** What the task asks **
Copy out each line of the data holding "diagram".

━━━━━━━━━━━━━━━━━━━━

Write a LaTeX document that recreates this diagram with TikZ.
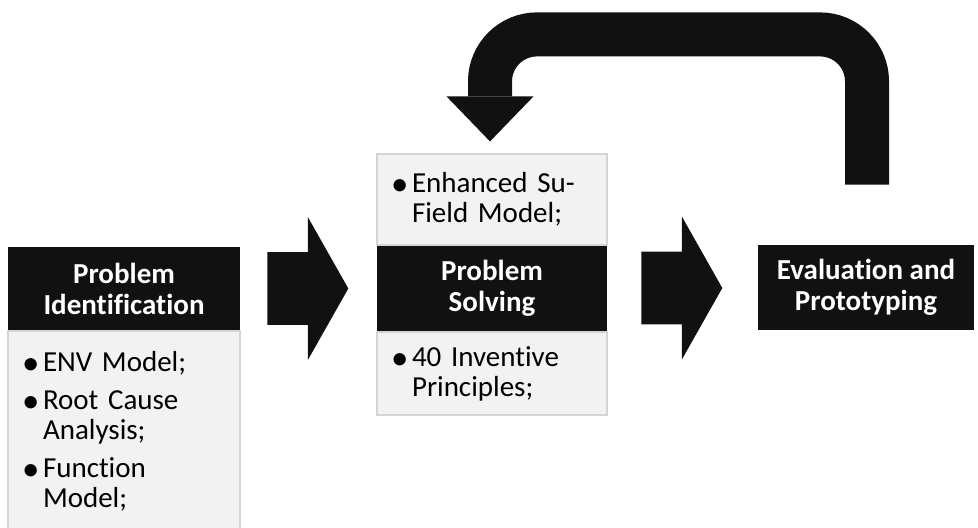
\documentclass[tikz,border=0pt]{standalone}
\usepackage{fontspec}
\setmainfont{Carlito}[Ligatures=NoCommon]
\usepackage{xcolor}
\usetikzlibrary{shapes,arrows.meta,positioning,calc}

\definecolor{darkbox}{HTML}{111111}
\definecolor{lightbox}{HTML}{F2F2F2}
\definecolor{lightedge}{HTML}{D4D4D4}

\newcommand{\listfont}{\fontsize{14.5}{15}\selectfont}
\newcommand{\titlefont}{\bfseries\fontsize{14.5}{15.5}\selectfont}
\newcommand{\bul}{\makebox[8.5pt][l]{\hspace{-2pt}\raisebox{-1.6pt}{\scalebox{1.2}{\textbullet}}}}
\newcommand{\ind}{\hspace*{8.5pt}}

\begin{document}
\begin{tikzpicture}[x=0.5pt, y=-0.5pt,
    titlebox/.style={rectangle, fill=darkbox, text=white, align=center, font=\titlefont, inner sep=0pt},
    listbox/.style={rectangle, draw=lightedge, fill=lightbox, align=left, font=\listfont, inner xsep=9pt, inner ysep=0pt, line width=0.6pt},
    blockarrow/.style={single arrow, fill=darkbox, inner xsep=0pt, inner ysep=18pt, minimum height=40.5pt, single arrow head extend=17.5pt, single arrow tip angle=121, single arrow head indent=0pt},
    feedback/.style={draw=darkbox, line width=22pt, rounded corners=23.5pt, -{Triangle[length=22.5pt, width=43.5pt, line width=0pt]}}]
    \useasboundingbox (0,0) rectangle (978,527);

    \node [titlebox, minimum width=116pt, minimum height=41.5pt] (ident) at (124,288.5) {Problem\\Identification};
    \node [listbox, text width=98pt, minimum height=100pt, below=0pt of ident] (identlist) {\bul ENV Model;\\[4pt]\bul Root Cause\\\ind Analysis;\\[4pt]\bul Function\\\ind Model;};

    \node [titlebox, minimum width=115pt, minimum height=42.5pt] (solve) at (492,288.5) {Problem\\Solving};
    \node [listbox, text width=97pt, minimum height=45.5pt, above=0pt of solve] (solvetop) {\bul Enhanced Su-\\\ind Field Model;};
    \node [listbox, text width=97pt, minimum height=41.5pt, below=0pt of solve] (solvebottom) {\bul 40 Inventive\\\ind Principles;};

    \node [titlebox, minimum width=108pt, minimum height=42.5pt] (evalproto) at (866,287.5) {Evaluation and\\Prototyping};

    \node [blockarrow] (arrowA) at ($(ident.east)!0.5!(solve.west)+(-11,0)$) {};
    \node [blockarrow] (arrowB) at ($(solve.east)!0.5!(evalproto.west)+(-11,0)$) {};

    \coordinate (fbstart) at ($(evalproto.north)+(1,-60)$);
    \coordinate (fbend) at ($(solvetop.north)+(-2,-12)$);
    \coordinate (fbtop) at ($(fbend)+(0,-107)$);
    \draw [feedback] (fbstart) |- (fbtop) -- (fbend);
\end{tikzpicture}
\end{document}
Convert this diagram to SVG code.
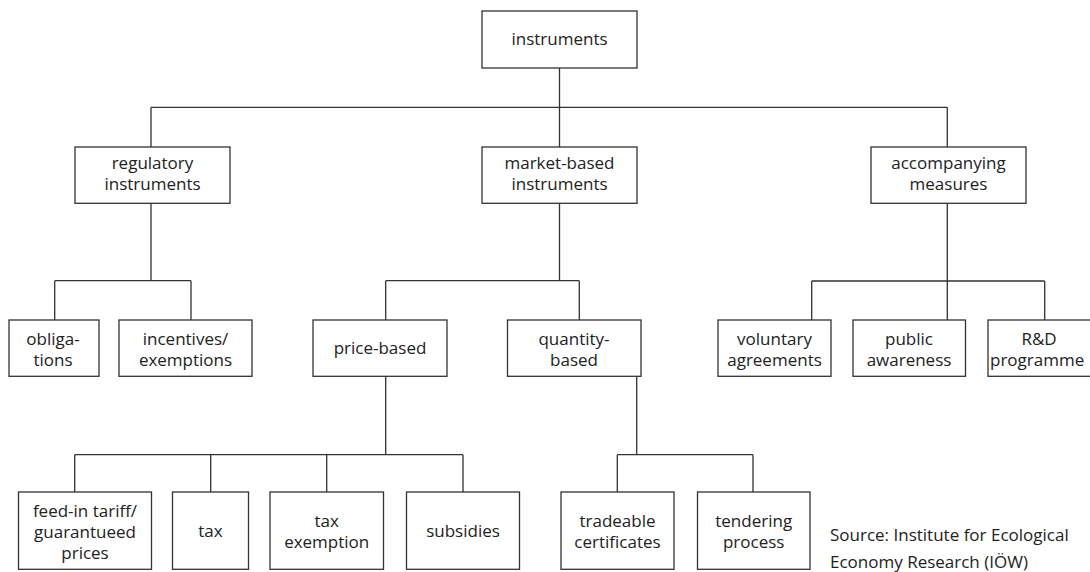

━━━━━━━━━━━━━━━━━━━━

** Answer to the exercise **
Write a LaTeX document that recreates this diagram with TikZ.
Convert this diagram to SVG code.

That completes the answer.